Naill Ferguson’s eulogy for Eric Hobsbawm is particularly conciliatory. Here we have a proud member of the bourgeois praising the marxist historian for never being “a slave to Marxist-Leninist doctrine” while contending that “Hobsbawm should serve as an example of how civilised people can differ about big questions while agreeing about much else”.
This is just bourgeois drivel and while Hobsbawm might be criticised for being very much a “salonfähiger Marxist,. the fact remains that just over three years ago he was still maintaining that “a major shift away from the free market and towards public action, a bigger shift than the British government has yet envisaged,” was required. It is difficult to believe that had such a shift taken place during the historian’s lifetime, he would have had much time for tittle-tattle with Naill Ferguson.
Of course,the man who wrote a number of excellent works, including ‘The Age of Revolution’ (1962), ‘The Age of Industry’ (1975), ‘The Age of Empire’ (1987) and ‘The Age of Extremes’ (1994), is being given the benefit of the doubt here and there is at least some evidence to suggest that it was his being in society that determined his consciousness rather than any shallow opportunism. Nevertheless, it is also worth stating that there was no real shift in his “Weltanschauung” even if some commentators have contended that he moved away from a more rigid ideological position in the 30s. Any reading of Hobsbawm’s autobiographical work ‘Interesting Times’ would tell us this.
Furthermore, that reading would also tell us that Hobsbawm was always one of those thinkers who interpreted the world in various ways; without really changing it. If his marxism, was “marxism as action”, it was an action which was not only limited in its scope, but one which was never going to see the marxist sacrifice himself for his ideals. Nevertheless, it is not for us to throw stones and there are two things worth consideration.
Firstly, Hobsbawm might have disavowed revolutionary action, he might even have seen some sort of salvation for mankind in a mixed economy where capitalism and socialism could co-exist. However, as stated above, the shift away from the free market to public action, which he recently advocated, is prerequisite to us making any progress away from a disaster capitalism that is in the process of destroying the planet.
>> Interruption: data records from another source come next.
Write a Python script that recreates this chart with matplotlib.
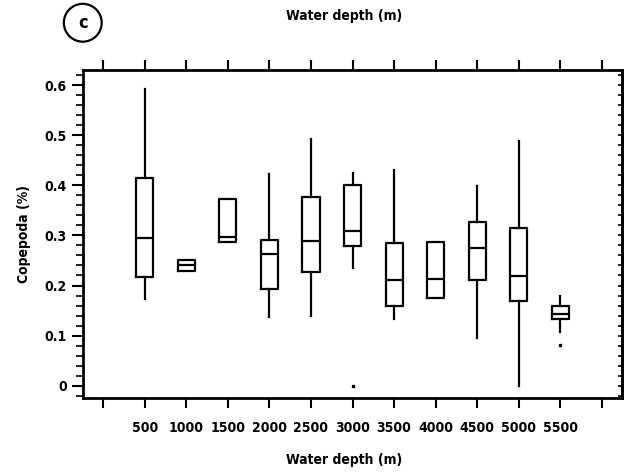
import matplotlib
matplotlib.use("Agg")
import matplotlib.pyplot as plt
from matplotlib.ticker import MultipleLocator

plt.rcParams['font.family'] = ['DejaVu Sans']
plt.rcParams['font.stretch'] = 'condensed'
plt.rcParams['font.weight'] = 'bold'

# water depth classes (m) and copepod share per class
depths = [500, 1000, 1500, 2000, 2500, 3000, 3500, 4000, 4500, 5000, 5500]
whisk_low = [0.174, 0.229, 0.287, 0.137, 0.140, 0.234, 0.133, 0.176, 0.095, 0.000, 0.107]
q1 = [0.216, 0.229, 0.287, 0.194, 0.226, 0.279, 0.160, 0.176, 0.210, 0.170, 0.134]
median = [0.294, 0.240, 0.296, 0.262, 0.289, 0.309, 0.210, 0.212, 0.274, 0.218, 0.143]
q3 = [0.415, 0.251, 0.373, 0.291, 0.377, 0.401, 0.284, 0.286, 0.326, 0.314, 0.159]
whisk_high = [0.592, 0.251, 0.373, 0.422, 0.492, 0.424, 0.431, 0.286, 0.399, 0.489, 0.180]
outliers = [[], [], [], [], [], [0.0], [], [], [], [], [0.081]]

stats = []
for i in range(len(depths)):
    stats.append(dict(whislo=whisk_low[i], q1=q1[i], med=median[i],
                      q3=q3[i], whishi=whisk_high[i], fliers=outliers[i]))

fig = plt.figure(figsize=(6.27, 4.74), dpi=100)
ax = fig.add_axes([0.133, 0.161, 0.8585, 0.691])

lw = 1.6
ax.bxp(stats, positions=depths, widths=205, showcaps=False, patch_artist=False,
       boxprops=dict(color='black', linewidth=lw),
       medianprops=dict(color='black', linewidth=lw),
       whiskerprops=dict(color='black', linewidth=lw),
       flierprops=dict(marker='s', markersize=1.5, markerfacecolor='black',
                       markeredgecolor='black'),
       manage_ticks=False)

ax.set_xlim(-240, 6240)
ax.set_ylim(-0.024, 0.630)

ax.set_xticks(range(0, 6001, 500))
ax.set_xticklabels([''] + [str(d) for d in depths] + [''])
ax.set_yticks([0, 0.1, 0.2, 0.3, 0.4, 0.5, 0.6])
ax.set_yticklabels(['0', '0.1', '0.2', '0.3', '0.4', '0.5', '0.6'])
ax.yaxis.set_minor_locator(MultipleLocator(0.02))

for s in ax.spines.values():
    s.set_linewidth(2)

ax.tick_params(axis='x', which='major', direction='out', length=7, width=1.5,
               top=True, labelsize=10, pad=10)
ax.tick_params(axis='y', which='major', direction='out', length=8, width=1.5,
               labelsize=10, pad=4)
ax.tick_params(axis='y', which='minor', direction='out', length=5, width=1.2)

# short inward ticks along the right edge
rax = ax.secondary_yaxis('right')
rax.set_yticks([0, 0.1, 0.2, 0.3, 0.4, 0.5, 0.6])
rax.yaxis.set_minor_locator(MultipleLocator(0.02))
rax.tick_params(axis='y', which='both', direction='in', length=3, width=1.2,
                labelright=False)
rax.spines['right'].set_linewidth(2)

ax.set_xlabel('Water depth (m)', fontsize=10, fontweight='bold', labelpad=13)
ax.set_ylabel('Copepoda (%)', fontsize=10, fontweight='bold', labelpad=10)
title = ax.set_title('Water depth (m)', fontsize=10, fontweight='bold', pad=36)
title.set_x(0.485)
ax.xaxis.label.set_x(0.485)

fig.text(0.132, 0.952, 'c', fontsize=13, fontweight='bold', ha='center', va='center',
         bbox=dict(boxstyle='circle,pad=0.55', fc='white', ec='black', lw=1.6))

fig.savefig('out.png', dpi=100)
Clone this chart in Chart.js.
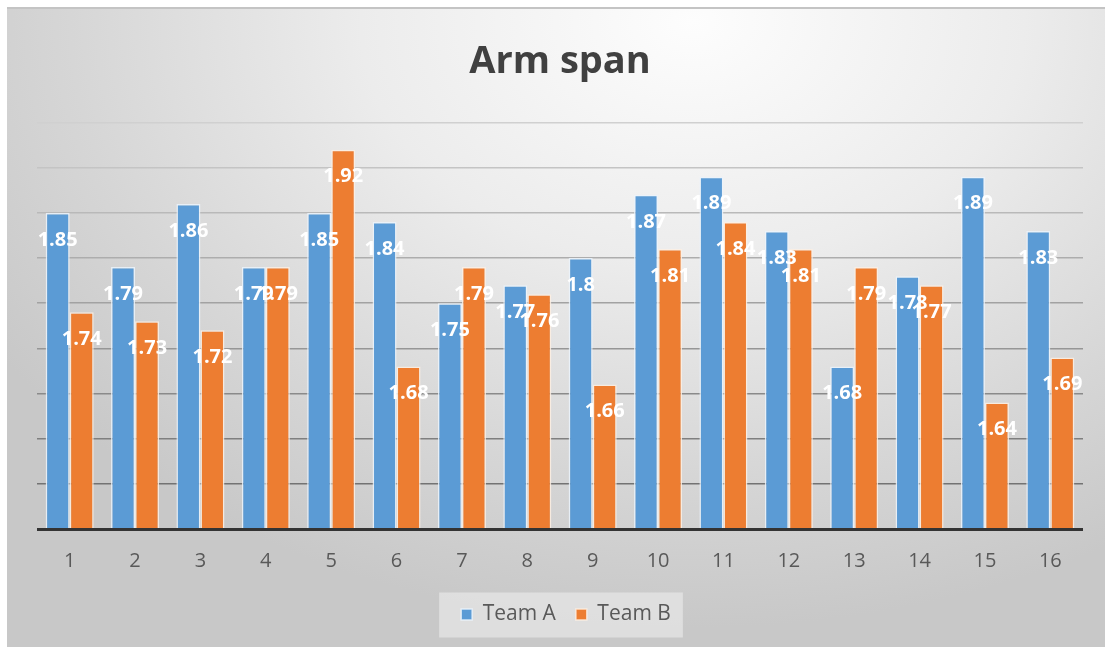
<!DOCTYPE html>
<html>
<head>
<meta charset="utf-8">
<script src="https://cdn.jsdelivr.net/npm/chart.js@4/dist/chart.umd.min.js"></script>
<style>
  html, body { margin: 0; padding: 0; background: #ffffff; overflow: hidden; }
  #frame {
    position: absolute; left: 7px; top: 7px; width: 1106px; height: 640px;
    background: radial-gradient(ellipse 75% 95% at 62% 2%, #fdfdfd 0%, #ececec 40%, #d6d6d6 75%, #c8c8c8 100%);
    border-top: 2px solid #c4c4c4;
    box-sizing: border-box;
  }
  canvas { position: absolute; left: 0; top: -2px; }
</style>
</head>
<body>
<div id="frame"><canvas id="c" width="1106" height="640"></canvas></div>
<script>
const categories = ['1','2','3','4','5','6','7','8','9','10','11','12','13','14','15','16'];
const teamA = [1.85, 1.79, 1.86, 1.79, 1.85, 1.84, 1.75, 1.77, 1.8, 1.87, 1.89, 1.83, 1.68, 1.78, 1.89, 1.83];
const teamB = [1.74, 1.73, 1.72, 1.79, 1.92, 1.68, 1.79, 1.76, 1.66, 1.81, 1.84, 1.81, 1.79, 1.77, 1.64, 1.69];
const seriesNames = ['Team A', 'Team B'];
const chartTitle = 'Arm span';

const FONT = "'Open Sans', 'DejaVu Sans', sans-serif";

function gridColor(v) {
  const t = Math.max(0, Math.min(1, (v - 1.55) / 0.40));
  const c = Math.round(115 + t * (208 - 115));
  return `rgb(${c},${c},${c})`;
}

const legendBoxPlugin = {
  id: 'legendBox',
  afterLayout(chart) {
    const lg = chart.legend;
    if (lg) { lg.left += 6; lg.right += 6; }
  },
  beforeDraw(chart) {
    const lg = chart.legend;
    if (!lg || !lg.legendHitBoxes || !lg.legendHitBoxes.length) return;
    const hb = lg.legendHitBoxes;
    const left = hb[0].left - 22;
    const right = hb[hb.length - 1].left + hb[hb.length - 1].width + 12;
    const cy = hb[0].top + hb[0].height / 2;
    const ctx = chart.ctx;
    ctx.save();
    ctx.fillStyle = 'rgba(240,240,240,0.55)';
    ctx.fillRect(left, cy - 22, right - left, 45);
    ctx.restore();
  }
};

const dataLabelPlugin = {
  id: 'barLabels',
  afterDatasetsDraw(chart) {
    const ctx = chart.ctx;
    const a = chart.chartArea;
    ctx.save();
    ctx.strokeStyle = '#333333';
    ctx.lineWidth = 3;
    ctx.beginPath();
    ctx.moveTo(a.left, a.bottom + 0.5);
    ctx.lineTo(a.right, a.bottom + 0.5);
    ctx.stroke();
    ctx.font = `bold 20px ${FONT}`;
    ctx.fillStyle = '#ffffff';
    ctx.textAlign = 'center';
    ctx.textBaseline = 'middle';
    chart.data.datasets.forEach((ds, di) => {
      const meta = chart.getDatasetMeta(di);
      meta.data.forEach((bar, i) => {
        ctx.fillText(String(ds.data[i]), bar.x, bar.y + 27);
      });
    });
    ctx.restore();
  }
};

new Chart(document.getElementById('c'), {
  type: 'bar',
  data: {
    labels: categories,
    datasets: [
      { label: seriesNames[0], data: teamA, backgroundColor: '#5b9bd5', borderColor: 'rgba(235,243,252,0.85)', borderWidth: 1.5, borderSkipped: 'bottom' },
      { label: seriesNames[1], data: teamB, backgroundColor: '#ed7d31', borderColor: 'rgba(253,238,226,0.85)', borderWidth: 1.5, borderSkipped: 'bottom' }
    ]
  },
  options: {
    responsive: false,
    animation: false,
    devicePixelRatio: 1,
    layout: { padding: { left: 30, right: 30, top: 0, bottom: 12 } },
    datasets: { bar: { categoryPercentage: 0.735, barPercentage: 1.0 } },
    scales: {
      x: {
        grid: { display: false, drawTicks: false },
        border: { display: false },
        ticks: { color: '#595959', font: { family: FONT, size: 20 }, padding: 20 },
        afterFit: (s) => { s.height -= 9; }
      },
      y: {
        min: 1.5, max: 1.95,
        display: true,
        grid: { drawTicks: false, lineWidth: 1.5, color: (c) => gridColor(c.tick ? c.tick.value : 1.5) },
        border: { display: false },
        ticks: { display: false, stepSize: 0.05 }
      }
    },
    plugins: {
      title: {
        display: true, text: chartTitle, color: '#404040',
        font: { family: FONT, size: 38, weight: 'bold' },
        padding: { top: 32, bottom: 38 }
      },
      legend: {
        position: 'bottom',
        labels: { boxWidth: 11, boxHeight: 11, padding: 20, color: '#595959', font: { family: FONT, size: 21 } }
      },
      tooltip: { enabled: false }
    }
  },
  plugins: [legendBoxPlugin, dataLabelPlugin]
});
</script>
</body>
</html>
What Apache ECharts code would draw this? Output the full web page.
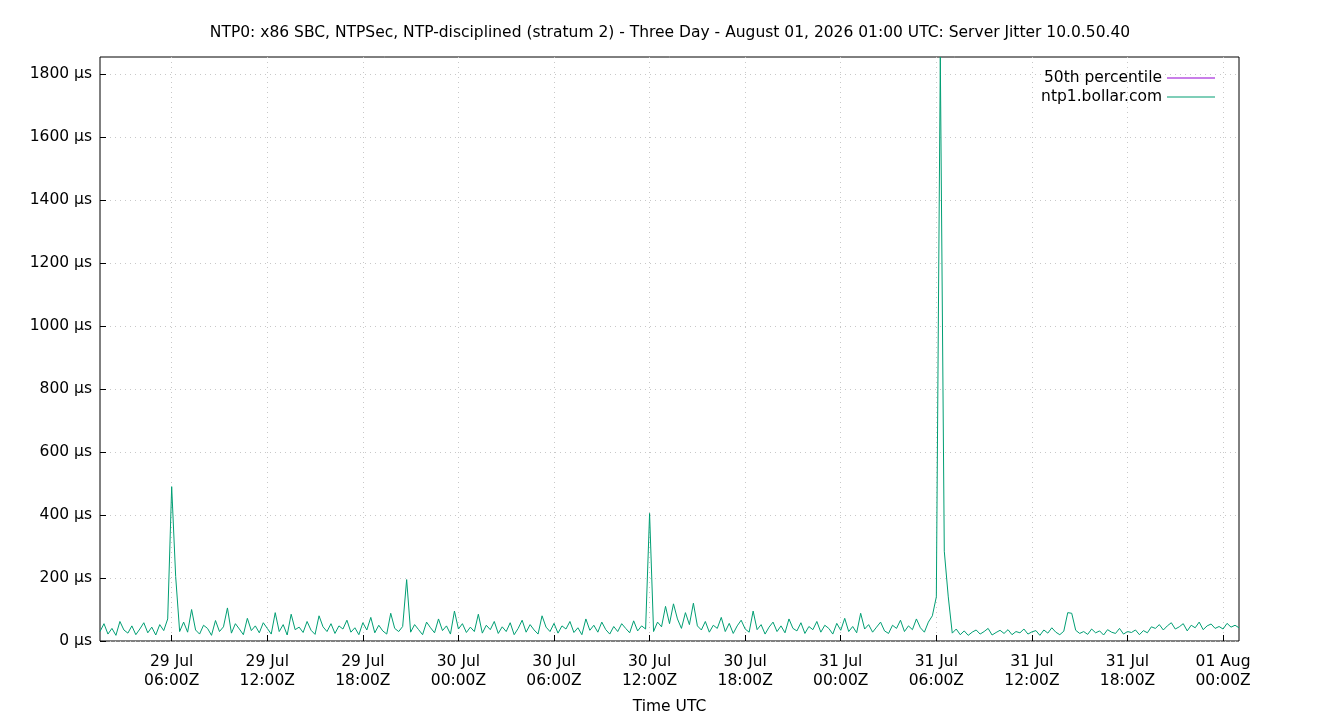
<!DOCTYPE html>
<html><head><meta charset="utf-8">
<script src="https://cdn.jsdelivr.net/npm/echarts@6/dist/echarts.min.js"></script>
<style>html,body{margin:0;padding:0;background:#fff}#c{width:1340px;height:720px}</style>
</head><body><div id="c"></div>
<script>
const title = "NTP0: x86 SBC, NTPSec, NTP-disciplined (stratum 2) - Three Day - August 01, 2026 01:00 UTC: Server Jitter 10.0.50.40";
const startHour = 1.5; // hours after 29 Jul 00:00 UTC
const stepHour = 0.25;
const jitter = [30,55,22,40,18,62,35,25,48,20,38,58,26,44,19,52,33,70,
490,205,30,
60,28,100,35,22,50,40,18,65,30,45,105,25,55,38,20,72,33,48,26,
58,40,22,90,30,52,19,85,36,44,27,62,34,21,80,45,30,55,24,48,
38,66,28,42,20,58,35,75,26,50,32,22,88,40,30,46,
195,
28,52,36,20,60,42,26,70,33,48,22,95,38,55,27,44,30,85,25,50,36,62,24,
45,30,58,20,40,66,28,52,35,22,80,44,30,56,25,48,38,62,27,42,20,70,34,50,28,60,36,22,46,30,55,40,26,64,32,48,38,
405,
30,60,45,110,55,118,70,40,90,52,120,48,
35,62,28,50,40,75,30,56,24,48,66,38,28,95,36,52,22,44,60,30,48,26,70,40,32,58,24,46,36,62,28,50,40,22,56,34,72,30,46,26,88,38,52,28,44,60,32,24,50,40,66,30,48,36,70,42,28,60,80,140,
1854,285,140,
25,38,20,32,18,28,35,22,30,40,19,27,34,24,36,20,30,26,38,22,29,33,18,35,25,42,28,20,31,90,88,34,24,30,21,38,26,32,19,36,28,24,40,22,30,27,35,20,33,26,45,
40,52,35,48,58,38,45,55,32,50,42,60,36,48,54,40,46,38,56,44,50,42];
const xTicks = [6,12,18,24,30,36,42,48,54,60,66,72];
const xTickLabels = ["29 Jul\n06:00Z","29 Jul\n12:00Z","29 Jul\n18:00Z","30 Jul\n00:00Z","30 Jul\n06:00Z","30 Jul\n12:00Z","30 Jul\n18:00Z","31 Jul\n00:00Z","31 Jul\n06:00Z","31 Jul\n12:00Z","31 Jul\n18:00Z","01 Aug\n00:00Z"];
const yTicks = [0,200,400,600,800,1000,1200,1400,1600,1800];

const data = jitter.map((v,i)=>[startHour+i*stepHour, v]);
const font = "DejaVu Sans";
const fs = 15.5;
const chart = echarts.init(document.getElementById('c'));
chart.setOption({
  animation:false,
  textStyle:{fontFamily:font},
  title:{text:title,left:'center',top:20,textStyle:{fontFamily:font,fontSize:fs,fontWeight:'normal',color:'#000'}},
  grid:{left:100,right:101,top:57,bottom:79,show:true,borderColor:'#000',borderWidth:1,backgroundColor:'transparent'},
  legend:{right:120,top:65,orient:'vertical',align:'right',itemWidth:48,itemHeight:1,itemGap:3,icon:'rect',
    textStyle:{fontFamily:font,fontSize:fs,color:'#000'},
    data:[{name:'50th percentile'},{name:'ntp1.bollar.com'}]},
  xAxis:{type:'value',min:startHour,max:73,name:'Time UTC',nameLocation:'middle',nameGap:58,
    nameTextStyle:{fontFamily:font,fontSize:fs,color:'#000'},
    axisLine:{show:false},
    axisTick:{inside:true,length:6,lineStyle:{color:'#000'},customValues:xTicks},
    axisLabel:{customValues:xTicks,formatter:v=>xTickLabels[xTicks.indexOf(v)]||'',fontFamily:font,fontSize:fs,color:'#000',lineHeight:19,margin:11},
    splitLine:{show:true,lineStyle:{color:'#c8c8c8',type:[1,4]}}},
  yAxis:{type:'value',min:0,max:1854,
    axisLine:{show:false},
    axisTick:{inside:true,length:6,lineStyle:{color:'#000'},customValues:yTicks},
    axisLabel:{customValues:yTicks,formatter:v=>v+' µs',fontFamily:font,fontSize:fs,color:'#000',margin:8},
    splitLine:{show:true,lineStyle:{color:'#c8c8c8',type:[1,4]}}},
  series:[
    {name:'50th percentile',type:'line',data:[],symbol:'none',itemStyle:{color:'#9400d3'},lineStyle:{color:'#9400d3',width:1}},
    {name:'ntp1.bollar.com',type:'line',data:data,symbol:'none',itemStyle:{color:'#009e73'},lineStyle:{color:'#009e73',width:1},clip:true}
  ]
});
</script></body></html>
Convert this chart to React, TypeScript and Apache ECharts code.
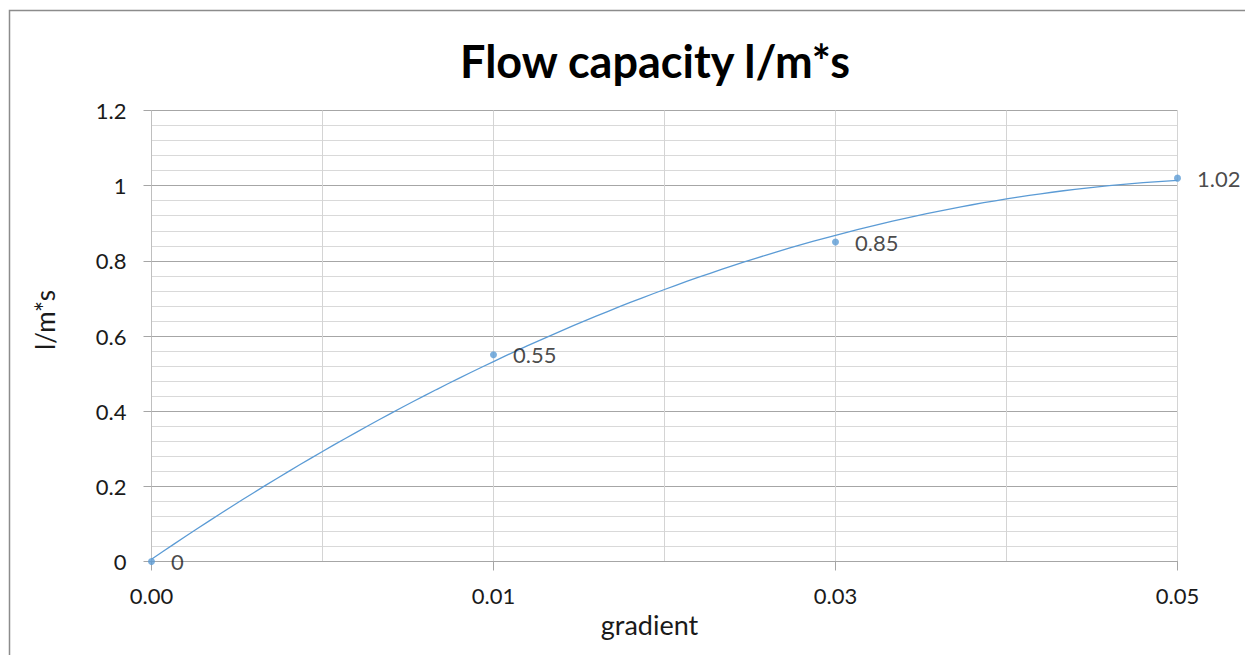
import React, { useEffect, useRef } from "react";
import * as echarts from "echarts";

// ---- data ----
const xPositions = [0, 1, 2, 3];
const xTickLabels = ["0.00", "0.01", "0.03", "0.05"];
const flowValues = [0, 0.55, 0.85, 1.02];
const yTicks = { min: 0, max: 1.2, interval: 0.2 };

const titleText = "Flow capacity l/m*s";
const xAxisName = "gradient";
const yAxisName = "l/m*s";

const BLUE = "#5B9BD5";
const FONT = "Lato, 'Open Sans', sans-serif";

// Excel-style polynomial (order 2) trendline, least-squares fit of the data
function quadFit(xs: number[], ys: number[]) {
  const n = xs.length;
  let s1 = 0, s2 = 0, s3 = 0, s4 = 0, t0 = 0, t1 = 0, t2 = 0;
  for (let i = 0; i < n; i++) {
    const x = xs[i], y = ys[i];
    s1 += x; s2 += x * x; s3 += x * x * x; s4 += x * x * x * x;
    t0 += y; t1 += x * y; t2 += x * x * y;
  }
  const A = [
    [n, s1, s2, t0],
    [s1, s2, s3, t1],
    [s2, s3, s4, t2],
  ];
  for (let c = 0; c < 3; c++) {
    for (let r = c + 1; r < 3; r++) {
      const f = A[r][c] / A[c][c];
      for (let k = c; k < 4; k++) A[r][k] -= f * A[c][k];
    }
  }
  const coef = [0, 0, 0];
  for (let r = 2; r >= 0; r--) {
    let s = A[r][3];
    for (let k = r + 1; k < 3; k++) s -= A[r][k] * coef[k];
    coef[r] = s / A[r][r];
  }
  return coef;
}

export default function App() {
  const ref = useRef<HTMLDivElement>(null);
  useEffect(() => {
    if (!ref.current) return;
    const chart = echarts.init(ref.current, null, { renderer: "svg" });
    const coef = quadFit(xPositions, flowValues);
    const trend: number[][] = [];
    const x0 = xPositions[0], x1 = xPositions[xPositions.length - 1];
    const steps = 90;
    for (let i = 0; i <= steps; i++) {
      const x = x0 + ((x1 - x0) * i) / steps;
      trend.push([x, coef[0] + coef[1] * x + coef[2] * x * x]);
    }
    const points = xPositions.map((x, i) => [x, flowValues[i]]);

    chart.setOption({
      animation: false,
      backgroundColor: "#ffffff",
      textStyle: { fontFamily: FONT },
      title: {
        text: titleText,
        left: 650,
        top: 33,
        textAlign: "center",
        textStyle: { fontFamily: FONT, fontWeight: "bold", fontSize: 45, color: "#000000" },
      },
      graphic: [
        {
          type: "rect",
          shape: { x: 9.5, y: 10.5, width: 1400, height: 800 },
          style: { fill: "none", stroke: "#8c8c8c", lineWidth: 1.5 },
          silent: true,
        },
      ],
      grid: { left: 151.5, top: 110.5, width: 1026, height: 451 },
      xAxis: {
        type: "value",
        min: 0,
        max: 3,
        interval: 1,
        name: xAxisName,
        nameLocation: "middle",
        nameGap: 49,
        nameTextStyle: { fontFamily: FONT, fontSize: 27, color: "#1a1a1a", padding: [0, 30, 0, 0] },
        axisLine: { show: true, lineStyle: { color: "#a6a6a6", width: 1 } },
        axisTick: { show: true, length: 9, lineStyle: { color: "#a6a6a6" } },
        axisLabel: {
          margin: 23,
          fontFamily: FONT,
          fontSize: 22,
          color: "#1a1a1a",
          formatter: (v: number) => {
            const i = xPositions.indexOf(v);
            return i >= 0 ? xTickLabels[i] : "";
          },
        },
        splitLine: { show: true, lineStyle: { color: "#d4d4d4", width: 1 } },
        minorTick: { show: false, splitNumber: 2 },
        minorSplitLine: { show: true, lineStyle: { color: "#d4d4d4", width: 1 } },
      },
      yAxis: {
        type: "value",
        min: yTicks.min,
        max: yTicks.max,
        interval: yTicks.interval,
        name: yAxisName,
        nameLocation: "middle",
        nameRotate: 90,
        nameGap: 94,
        nameTextStyle: { fontFamily: FONT, fontSize: 26, color: "#1a1a1a", padding: [0, 0, 0, 32] },
        axisLine: { show: true, lineStyle: { color: "#bfbfbf", width: 1 } },
        axisTick: { show: true, length: 8, lineStyle: { color: "#a6a6a6" } },
        axisLabel: { margin: 25, fontFamily: FONT, fontSize: 22, color: "#1a1a1a" },
        splitLine: { show: true, lineStyle: { color: "#a6a6a6", width: 1 } },
        minorTick: { show: false, splitNumber: 5 },
        minorSplitLine: { show: true, lineStyle: { color: "#d9d9d9", width: 1 } },
      },
      series: [
        {
          name: "trendline",
          type: "line",
          data: trend,
          showSymbol: false,
          symbol: "none",
          silent: true,
          lineStyle: { color: BLUE, width: 1.3 },
          z: 2,
        },
        {
          name: "flow capacity",
          type: "scatter",
          data: points,
          symbol: "circle",
          symbolSize: 7,
          itemStyle: { color: BLUE },
          label: {
            show: true,
            position: "right",
            distance: 16,
            fontFamily: FONT,
            fontSize: 22,
            color: "#1a1a1a",
            formatter: (p: any) => String(p.value[1]),
          },
          z: 3,
        },
      ],
    });
    return () => chart.dispose();
  }, []);

  return (
    <div
      ref={ref}
      style={{ position: "fixed", left: 0, top: 0, width: 1245, height: 655, background: "#fff" }}
    />
  );
}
Secondly, as Mark Mazower states:
“….. his (Hobsbawm) histories are about trends, social forces, large-scale change over vast distances. Telling that kind of history in a way that is as compelling as a detective story is a real challenge of style and composition: in the tetralogy, Hobsbawm shows how to do it.”
He does and for that we should be grateful. It is with those two considerations in mind that the conclusion would have to be that despite his faults, he deserved better friends than Naill Ferguson or, indeed Tony Blair, who said that he was:
“a giant of progressive politics history, someone who influenced a whole generation of political and academic leaders.academic leaders. and that “he wrote history that was intellectually of the highest order but combined with a profound sense of compassion and justice. And he was a tireless agitator for a better world.”
Hobsbawn was no revolutionary, but he was also not a bourgeois idiot who doesn’t understand that in a world of finite resources, capitalism as it exists just cannot work and, even more importantly, he was not an unadulterated hypocrite who writes about compassion and a better world but belongs in front of the ICC in the Hague for crimes against humanity. That is why my own eulogy for Eric Hobsbawm will be, thanks for the books and thanks for your lucid description of the trends that matter and there is even some sorrow at the gallery of rogues who are using your death as a platform for more of their meaningless platitudes.